BOSTON, Mass., March 10, 2021 – Schneider Electric, the leader in the digital transformation of energy management and automation, and Black & Veatch, a leading provider of resilient sustainable energy solutions to mission-critical U.S. facilities and infrastructure, today announced the completion of a microgrid system they jointly designed and constructed for the Marine Corps Air Station (MCAS) Miramar, in San Diego, California. The microgrid is online, fully operational and has been proven to provide 100 percent capability – even in the event of power outages – across the facility’s more than 100 mission critical buildings, including its entire flight line.
“This microgrid makes MCAS Miramar one of the most sustainable and energy secure facilities in the Department of Defense and plays a key role in helping California reach its clean energy goals.” said Mark Feasel, North American President of Smart Grids at Schneider Electric. “We’re excited to partner with industry leaders such as Black & Veatch and MCAS that share a similar objective to modernize our energy infrastructure and achieve cleaner energy, new efficiencies and cost savings.”
MCAS Miramar conducted its first full-scale Energy Resilience Readiness Exercise to assess resilience and reliability of the microgrid system, and whether it could keep operations up and running at full operational loads. During a full-day simulated power outage, the microgrid system completely disconnected from the grid and all operations were successfully carried out throughout its critical buildings and flight line. Similarly, the microgrid performed as designed twice in the fall of 2020, as it dispatched in support of the local utility, San Diego gas & Electric (SDG&E) when it was struggling to fulfil peak loads. During Public Safety Power Shutoffs in California, the operation of the Miramar microgrid allowed SDG&E to maintain electrical service to thousands of homes that would have otherwise been curtailed.

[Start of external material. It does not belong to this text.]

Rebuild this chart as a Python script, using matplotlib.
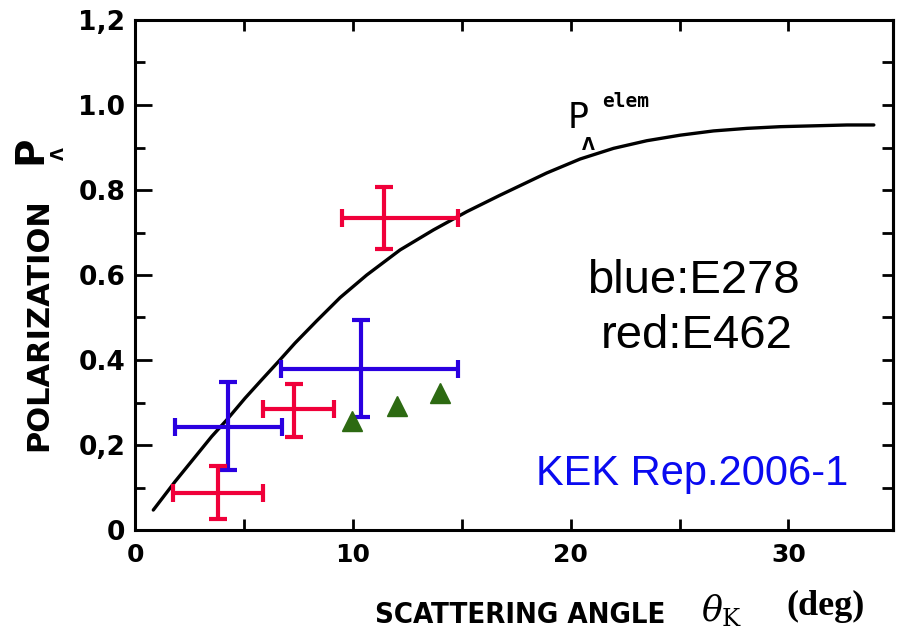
import matplotlib
matplotlib.use("Agg")
import matplotlib.pyplot as plt
from matplotlib.ticker import MultipleLocator, FixedLocator

W, H = 897, 633

# theoretical curve P_Lambda^elem
curve_x = [0.84, 1.84, 2.76, 3.52, 4.21, 5.05, 5.81, 6.58, 7.35, 8.34, 9.42,
           10.64, 12.17, 13.70, 15.23, 16.77, 18.9, 20.44, 21.97, 23.5, 25.03,
           26.56, 28.09, 29.63, 31.16, 32.69, 33.92]
curve_y = [0.047, 0.114, 0.172, 0.220, 0.259, 0.310, 0.353, 0.396, 0.440,
           0.492, 0.547, 0.600, 0.659, 0.706, 0.749, 0.788, 0.840, 0.873,
           0.898, 0.916, 0.929, 0.939, 0.945, 0.949, 0.951, 0.953, 0.953]

# E278 (blue)
blue_x = [4.27, 10.38]
blue_y = [0.243, 0.380]
blue_xlo = [2.43, 3.67]
blue_xhi = [2.47, 4.47]
blue_ylo = [0.102, 0.113]
blue_yhi = [0.106, 0.114]

# E462 (red)
red_x = [3.81, 7.30, 11.41]
red_y = [0.088, 0.284, 0.733]
red_xlo = [2.06, 1.42, 1.92]
red_xhi = [2.07, 1.84, 3.44]
red_ylo = [0.062, 0.065, 0.072]
red_yhi = [0.063, 0.060, 0.075]

# green triangles
tri_x = [9.95, 12.02, 14.0]
tri_y = [0.256, 0.292, 0.322]

yticks = [0, 0.2, 0.4, 0.6, 0.8, 1.0, 1.2]
yticklabels = ["0", "0,2", "0.4", "0.6", "0.8", "1.0", "1,2"]
xticks = [0, 10, 20, 30]

fig = plt.figure(figsize=(W / 100, H / 100), dpi=100)
ax = fig.add_axes([135 / W, 1 - 530 / H, 758 / W, 510 / H])

ax.plot(curve_x, curve_y, color="black", lw=2.4, solid_capstyle="round",
        solid_joinstyle="round")

ax.errorbar(blue_x, blue_y, xerr=[blue_xlo, blue_xhi], yerr=[blue_ylo, blue_yhi],
            fmt="none", ecolor="#2a00e0", elinewidth=3, capsize=6.5, capthick=3)
ax.errorbar(red_x, red_y, xerr=[red_xlo, red_xhi], yerr=[red_ylo, red_yhi],
            fmt="none", ecolor="#f0003a", elinewidth=3, capsize=6.5, capthick=3)
ax.plot(tri_x, tri_y, "^", color="#2d6a12", ms=14, mec="#2d6a12")

ax.set_xlim(0, 34.8)
ax.set_ylim(0, 1.2)

for s in ax.spines.values():
    s.set_linewidth(2.2)

ax.xaxis.set_major_locator(FixedLocator(xticks))
ax.xaxis.set_minor_locator(MultipleLocator(5))
ax.set_yticks(yticks)
ax.set_yticklabels(yticklabels)
ax.yaxis.set_minor_locator(MultipleLocator(0.1))

ax.tick_params(axis="x", which="both", direction="in", top=True, length=8,
               width=2, pad=9, labelsize=18)
ax.tick_params(axis="y", which="major", direction="in", length=12, width=2,
               pad=7, labelsize=19)
ax.tick_params(axis="y", which="minor", direction="in", length=7, width=2)
for lab in ax.get_xticklabels() + ax.get_yticklabels():
    lab.set_fontweight("bold")

# right-hand ticks (all the same length)
sec = ax.secondary_yaxis("right")
sec.yaxis.set_major_locator(MultipleLocator(0.1))
sec.tick_params(direction="in", length=8, width=2, labelright=False)
sec.spines["right"].set_linewidth(2.2)

# curve label
ax.text(19.85, 0.945, "P", fontsize=25, ha="left", va="baseline")
ax.text(20.5, 0.893, "\u039b", fontsize=12, fontweight="bold", ha="left",
        va="baseline")
ax.text(21.45, 0.995, "elem", fontsize=14, family="DejaVu Sans Mono",
        fontweight="bold", ha="left", va="baseline")

# annotations
sans = ["Liberation Sans", "DejaVu Sans"]
fig.text(693 / W, 1 - 293 / H, "blue:E278", family=sans, fontsize=34,
         ha="center", va="baseline")
fig.text(697 / W, 1 - 348 / H, "red:E462", family=sans, fontsize=34,
         ha="center", va="baseline")
fig.text(692 / W, 1 - 485 / H, "KEK Rep.2006-1", family=sans, fontsize=30,
         color="#0a0af0", ha="center", va="baseline")

# x axis label
fig.text(520 / W, 1 - 623 / H, "SCATTERING ANGLE", fontsize=21,
         fontweight="bold", fontstretch="condensed", ha="center",
         va="baseline")
fig.text(701 / W, 1 - 621 / H, r"$\theta_{\mathrm{K}}$", fontsize=25,
         math_fontfamily="dejavuserif", ha="left", va="baseline")
fig.text(786 / W, 1 - 615 / H, "(deg)", family=["Liberation Serif", "DejaVu Serif"],
         fontsize=26, fontweight="bold", ha="left", va="baseline")

# y axis label
fig.text(53 / W, 1 - 325 / H, "POLARIZATION", fontsize=22, fontweight="bold",
         rotation=90, ha="right", va="center")
fig.text(49 / W, 1 - 150 / H, "P", fontsize=28, fontweight="bold",
         rotation=90, ha="right", va="center")
fig.text(68 / W, 1 - 154 / H, "\u039b", fontsize=12, fontweight="bold",
         rotation=90, ha="right", va="center")

fig.savefig("out.png", dpi=100)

“This microgrid system not only strengthens resilience with the ability to support our station with energy for up to 14 days, but it’s enabling us to significantly lower emissions,” said Mick Wasco, Installation Energy Manager at MCAS Miramar. “We’re excited to take this major step integrating renewable energy into our mission and making MCAS Miramar one of the most energy resilient defense facilities in the nation.”

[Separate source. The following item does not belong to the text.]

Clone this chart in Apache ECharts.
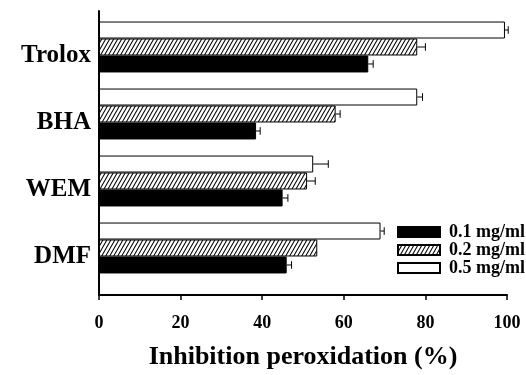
<!DOCTYPE html>
<html>
<head>
<meta charset="utf-8">
<script src="https://cdn.jsdelivr.net/npm/echarts@6/dist/echarts.min.js"></script>
<style>html,body{margin:0;padding:0;background:#fff}#c{width:526px;height:375px}</style>
</head>
<body>
<div id="c"></div>
<script>
// ---- data ----
const categories = ['DMF', 'WEM', 'BHA', 'Trolox'];
const seriesNames = ['0.1 mg/ml', '0.2 mg/ml', '0.5 mg/ml'];
const v01 = [46, 45, 38.5, 66];
const v02 = [53.5, 51, 58, 78];
const v05 = [69, 52.5, 78, 99.5];
const e01 = [1.2, 1.3, 1.0, 1.2];
const e02 = [0, 2.0, 1.1, 2.0];
const e05 = [0.9, 3.7, 1.3, 0.8];
const xMin = 0, xMax = 100, xStep = 20;
const axisTitle = 'Inhibition peroxidation (%)';

const GAP = 0.24;
const FONT = '"Liberation Serif", "Times New Roman", serif';

// hatch pattern
function hatch() {
  const w = 4, h = 7;
  const c = document.createElement('canvas');
  c.width = w; c.height = h;
  const g = c.getContext('2d');
  g.fillStyle = '#fff'; g.fillRect(0, 0, w, h);
  g.strokeStyle = '#000'; g.lineWidth = 1.1;
  for (let k = -1; k <= 1; k++) {
    g.beginPath();
    g.moveTo(k * w - w, 2 * h);
    g.lineTo(k * w + 2 * w, -h);
    g.stroke();
  }
  return c;
}
const hatchFill = { image: hatch(), repetition: 'repeat' };

function barSeries(name, vals, fill) {
  return {
    name: name, type: 'bar', xAxisIndex: 1, yAxisIndex: 1,
    data: vals, barGap: '0%', barCategoryGap: (GAP * 100) + '%',
    itemStyle: { color: fill, borderColor: '#000', borderWidth: 1 },
    emphasis: { disabled: true }
  };
}
function errSeries(vals, errs, k) {
  return {
    type: 'custom', xAxisIndex: 1, yAxisIndex: 1, silent: true, z: 5,
    data: vals.map((v, i) => [v, i, errs[i]]),
    renderItem: function (params, api) {
      const v = api.value(0), i = api.value(1), e = api.value(2);
      if (!e) return null;
      const p0 = api.coord([v, i]);
      const p1 = api.coord([v + e, i]);
      const band = api.size([0, 1])[1];
      const bw = band * (1 - GAP) / 3;
      const y = p0[1] - (k - 1) * bw;
      const h = bw * 0.45;
      return {
        type: 'group', children: [
          { type: 'line', shape: { x1: p0[0], y1: y, x2: p1[0], y2: y }, style: { stroke: '#000', lineWidth: 1 } },
          { type: 'line', shape: { x1: p1[0], y1: y - h / 2, x2: p1[0], y2: y + h / 2 }, style: { stroke: '#000', lineWidth: 1 } }
        ]
      };
    }
  };
}

const chart = echarts.init(document.getElementById('c'), null, { renderer: 'canvas' });
chart.setOption({
  backgroundColor: '#fff',
  animation: false,
  grid: [
    { left: 99, right: 19, top: 11, bottom: 77 },
    { left: 99, right: 19, top: 13.5, bottom: 93.5 }
  ],
  legend: {
    data: seriesNames, orient: 'vertical', left: 397, top: 223,
    itemWidth: 42, itemHeight: 10, itemGap: 0, icon: 'rect',
    padding: 0,
    textStyle: { fontFamily: FONT, fontWeight: 'bold', fontSize: 18, color: '#000', lineHeight: 17.5, padding: [0, 0, 0, 4] },
    selectedMode: false
  },
  xAxis: [
    {
      gridIndex: 0, type: 'value', min: xMin, max: xMax, interval: xStep,
      axisLine: { show: true, lineStyle: { color: '#000', width: 2 } },
      axisTick: { show: true, length: 5, lineStyle: { color: '#000', width: 1.5 } },
      axisLabel: { fontFamily: FONT, fontWeight: 'bold', fontSize: 18, color: '#000', margin: 19 },
      splitLine: { show: false },
      name: axisTitle, nameLocation: 'middle', nameGap: 49,
      nameTextStyle: { fontFamily: FONT, fontWeight: 'bold', fontSize: 26, color: '#000' }
    },
    { gridIndex: 1, type: 'value', min: xMin, max: xMax, show: false }
  ],
  yAxis: [
    {
      gridIndex: 0, type: 'value',
      axisLine: { show: true, lineStyle: { color: '#000', width: 2 } },
      axisTick: { show: false }, axisLabel: { show: false }, splitLine: { show: false }
    },
    {
      gridIndex: 1, type: 'category', data: categories,
      axisLine: { show: false }, axisTick: { show: false },
      axisLabel: { fontFamily: FONT, fontWeight: 'bold', fontSize: 25, color: '#000', margin: 8, verticalAlign: 'top', lineHeight: 18 }
    }
  ],
  series: [
    barSeries(seriesNames[2], v05, '#fff'),
    barSeries(seriesNames[1], v02, hatchFill),
    barSeries(seriesNames[0], v01, '#000'),
    errSeries(v01, e01, 0),
    errSeries(v02, e02, 1),
    errSeries(v05, e05, 2)
  ]
});
</script>
</body>
</html>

In addition to the buildout of a new diesel and natural gas power plant, this project also includes construction of an advanced Energy and Water Operations Center (EWOC). The microgrid is operated directly out of the air station’s EWOC, where plant managers have direct visibility of the integrated microgrid control system, which utilizes Schneider Electric’s SCADA software and a certified network to connect field devices into the system. The applications that form the advanced microgrid control system, such as real-time monitoring and optimization, provide economic generation and load balance while maintaining system stability through load/frequency and voltage/VAR controls.
“Because energy resilience and reliability play such vital roles to our nation’s security and military preparedness, making this mission-critical project a reality helps to ensure the energy security of MCAS Miramar for years to come,” said Scott Kinner, vice president of Black & Veatch’s federal business. “The collaboration with Schneider Electric and other stakeholders in this effort highlighted our extensive expertise in power generation and distributed infrastructure delivery as well as MCAS clear commitment to a more sustainable energy future.”
In 2016, Black & Veatch and Schneider Electric were selected to construct a microgrid at MCAS Miramar, bringing together an industry-leading portfolio of expertise, equipment and service to develop and operate a state-of-the-art microgrid. The system provides power to critical base loads, while cutting energy costs by using renewables and natural gas to lessen the base load, reduce energy demand and peak shave. In February 2019, Schneider Electric announced the expansion of the microgrid project at MCAS Miramar to further boost resilience. Supported by a $5 million California Energy Commission (CEC) Electric Program Investment Charge (EPIC) grant, the next phase of the project will add an energy storage system and integrate demand side management.